Does anyone know if this is any good?

http://www.amazon.co.uk/Percolo-Stainless-Aerobie-Aeropress-Reusable/dp/B00P0ZK8D4/ref=pd_ys_sf_s_3146281_b2_4_p?ie=UTF8&refRID=1W0G7Y2YHD30W3049HHC


----------



## aaronb (Nov 16, 2012)

Looks a bit shonky tbh, never heard of it before.

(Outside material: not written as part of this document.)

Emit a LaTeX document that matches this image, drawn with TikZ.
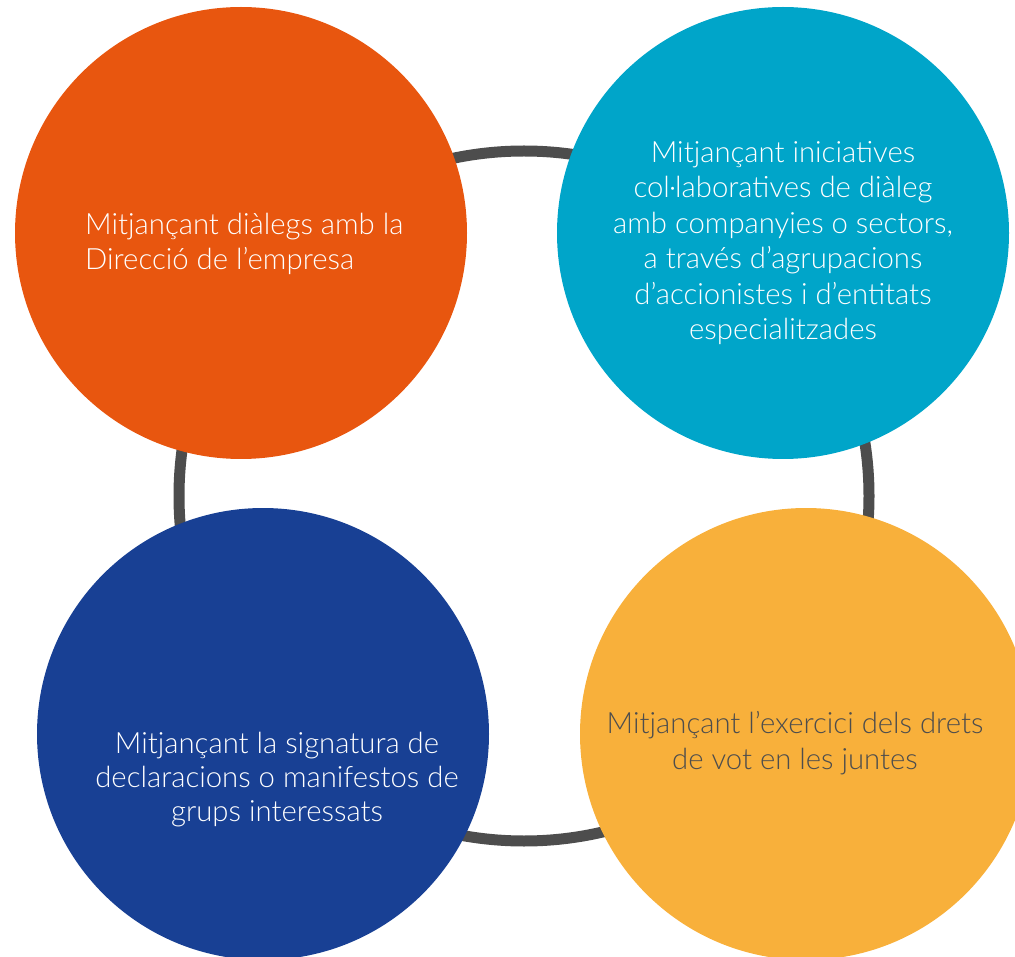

I'd stick to the able disc if you want to try a metal filter.


----------



## michaelg (Jul 25, 2013)

Looks a bit like the Kaffeologie filter but at a third of the price. Let me know if you get it and it's good as I can't bring myself to fork out £18 again (I lost the original one during my 2 wks in an office as opposed to being home-based)


----------



## BenL (Nov 6, 2014)

michealg - I got my Able Disk Fine from amazon uk for a tenner, search under "stainless filter aeropress", the packaging is different, but the lead pic is the original Disk and the description references it too. I took chance and it was the Fine that turned up... ymmv


----------



## jeebsy (May 5, 2013)

The packaging for the Able disc was so nicely designed. Really impressed me.


----------



## MrShades (Jul 29, 2009)

There's a new one on Kickstarter right now that looks better than all others - closes in a few days


----------



## Phil104 (Apr 15, 2014)

This one, presumably:

https://www.kickstarter.com/project...for-the-aeropress-coffee-maker?ref=nav_search


----------



## MrShades (Jul 29, 2009)

Yup - I backed it a while ago


----------



## Phil104 (Apr 15, 2014)

MrShades said:


> Yup - I backed it a while ago


Decided to pitch in, too - certainly promises much from the blurb.


----------



## Phil104 (Apr 15, 2014)

MrShades said:


> Yup - I backed it a while ago


Decided to pitch in, too - certainly promises much from the blurb.


----------



## Phil104 (Apr 15, 2014)

One slight concern - before it arrives, so it might be an unnecessary concern - is that I'm going to have to be careful with it to stop it from disappearing in the compost bin. The (now) traditional stainless one is easy to spot and dig out if it happens.


----------